Of all issues energizing environmentalists, hydraulic fracturing, or fracking, of the subsurface rocks during the production of oil and gas is near the very top of the list.


In spite of this, several recent government decisions and court rulings have come down on the side of fracking. For example, overshadowed in May by Brexit coverage, elected officials in Yorkshire, England gave the thumbs up to fracking operations there in an effort to boost natural gas production. Also in May, the Colorado Supreme Court struck down fracking bans passed by the city governments of Fort Collins and Longmont, in a ruling that upheld the legality of the state to regulate fracking, versus the municipalities’ lack of standing to ban use of the technology.

In June, a federal judge in Wyoming struck down rules proposed by the Interior Department’s Bureau of Land Management (BLM) to further regulate hydraulic fracturing on federal lands. BLM’s fracking rules were designed to collect additional information already gathered and regulated by states to assure protection of groundwater supplies in oil and gas producing areas. The energy industry argued these fracking rules are duplicative, expensive to carry out, and the net result would not increase environmental protection. Worse yet, the BLM and existing state rules in places countermand each other. Consequently, BLM’s fracking rules were challenged in court on the same day they were issued, and were then set aside last year by the same federal judge who struck them down last month.

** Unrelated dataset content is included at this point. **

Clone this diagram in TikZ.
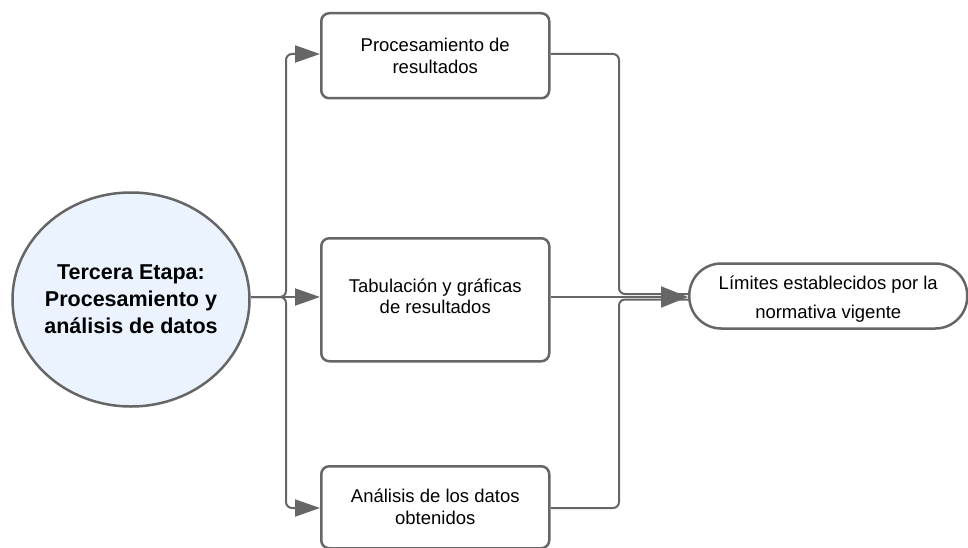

The timing and tenure of the judge’s decision has several interesting aspects. From the legal standpoint, the administration does not have the congressional authority to regulate fracking. The judge’s opinion stated “the BLM’s efforts to do so through the fracking rule is in excess of its statutory authority and contrary to law.” He further explained that “Congress’ inability or unwillingness to pass a law desired by the executive branch does not default authority to the executive branch to act independently, regardless of whether hydraulic fracturing is good or bad for the environment for the citizens of the United States.”


The judge’s decision to strike the BLM rules also comports with the major finding in EPA’s June 2015 “Assessment of the Potential Impacts of Hydraulic Fracturing for Oil and Gas on Drinking Water Resources.” In it, the agency’s key findings stated “we did not find evidence that these mechanisms (fracking) have led to widespread, systemic impacts on drinking water resources in the United States.


The recent legal decisions striking down rules and bans on fracking are based on fundamental constitutional law, nevertheless they are occurring even as the environmental hysteria over fracking appears to be increasing. However, the theory of groundwater contamination due to rock fracturing many thousands of feet below the groundwater table has lost much of its credibility, particularly with last year’s publication of the EPA study.


In the end, BLM’s fracking rules sought to create a blanket regulation of a critical proven technology that, when combined with horizontal drilling, provided the foundation of the shale revolution—in turn contributing mightily to the success of the American energy renaissance. In fact, the Energy Information Administration (EIA) in May reported that the U.S. remained the world’s top producer of petroleum and natural gas for 2015, having surpassed the production of Russia in 2012 and Saudi Arabia in 2013, due to surging production brought about by fracking and horizontal drilling.


Finally, forgotten among the energy production statistics is the fact that over the past five years, the increased use of natural gas brought about by the fracking and horizontal drilling of the shale revolution has cut the carbon intensivity of new fossil fuel power production by roughly 50 percent. With regard to the EPA, decreased carbon emissions should be as much of a key issue as groundwater safety. As the public and elected officials become better educated on this important topic—so central to our uninterrupted energy supply—it appears increasingly likely that any environmental “lightening” being hurled at hydraulic fracturing technology will be harmlessly directed to ground.